Di mana posisi “Apologia atau apologetika kreatif”?
Saya membayangkan “Apologia atau apologetika kreatif” adalah
pengertian komprehensif dari semua studi di atas yang digunakan sebagai kiat “secara
kreatif” di dalam pewartaan dan kesaksian iman berhadapan dengan pengalaman
situasional dalam kehidupan sehari-hari dalam konteks budaya termasuk teknologi
yang senyatanya.
Sebagai “kiat” karena seluruh bahan yang diterima dalam
kuliah dilepaskan dari atribut ilmiahnya dipilah untuk digunakan sesuai
keperluan khusus dan “secara kreatif” dengan diolah kembali (digested) dengan
tambahan-tambahan baru yang diperoleh dari pengalaman hidup, melalui
penghayatan pribadi dan komunal, dalam bimbingan Roh Kudus.

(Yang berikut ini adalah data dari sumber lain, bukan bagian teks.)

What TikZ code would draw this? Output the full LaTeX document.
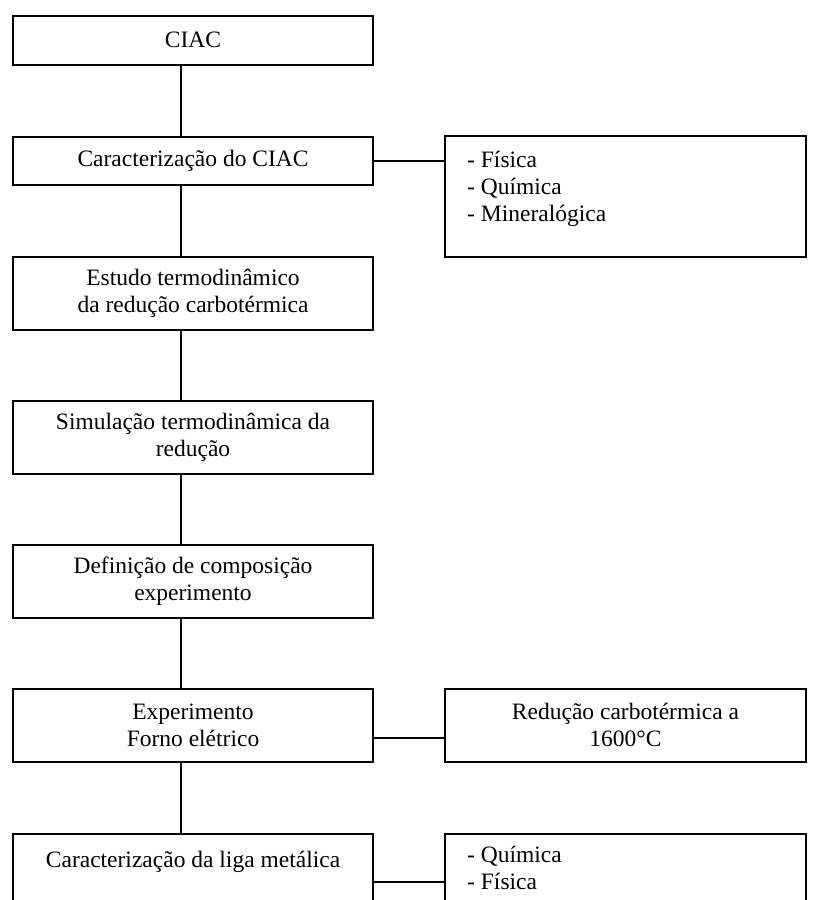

Rekonstruksi atau reformulasi pasca digestasi
menjadi pemribadian semua bahan, menjadi milik pribadi yang menyatu dalam satu
keyakinan iman. Saya memposisikan semua itu sebagai “produk siap pakai” yang
sewaktu-waktu dapat disampaikan (delivered) menurut permintaan (on demand)
dalam dialog pergaulan.
Catatan “dalam bimbingan Roh Kudus” saya garis bawahi. Yaitu
kesadaran bahwa bukan hanya kita pribadi yang bekerja, tetapi juga Roh Kudus
dalam diri kita; artinya seluruh proses pengolahan dan pemribadian terjadi
dalam ikatan doa memohon Roh pempimbing, Roh pengetahuan dan hikmat, serta Roh
kebenaran, agar Ia memberi khasiat menghasilkan dalam diri kita “produk siap
pakai” untuk pewartaan dan kesaksian iman. Mengingat situasi Pentakosta yang
produktif, kita berharap Roh Kudus memberi kita dunamis pneuma (daya pengubah Roh): “dinamo” energi yang kita
perlukan, “dinamika” kemajuan proses yang terbaik, dan akhirnya hasil anapologetos (istilah Paulus)
penerimaan kebenaran Allah yang mengubah (metanoia). Semoga.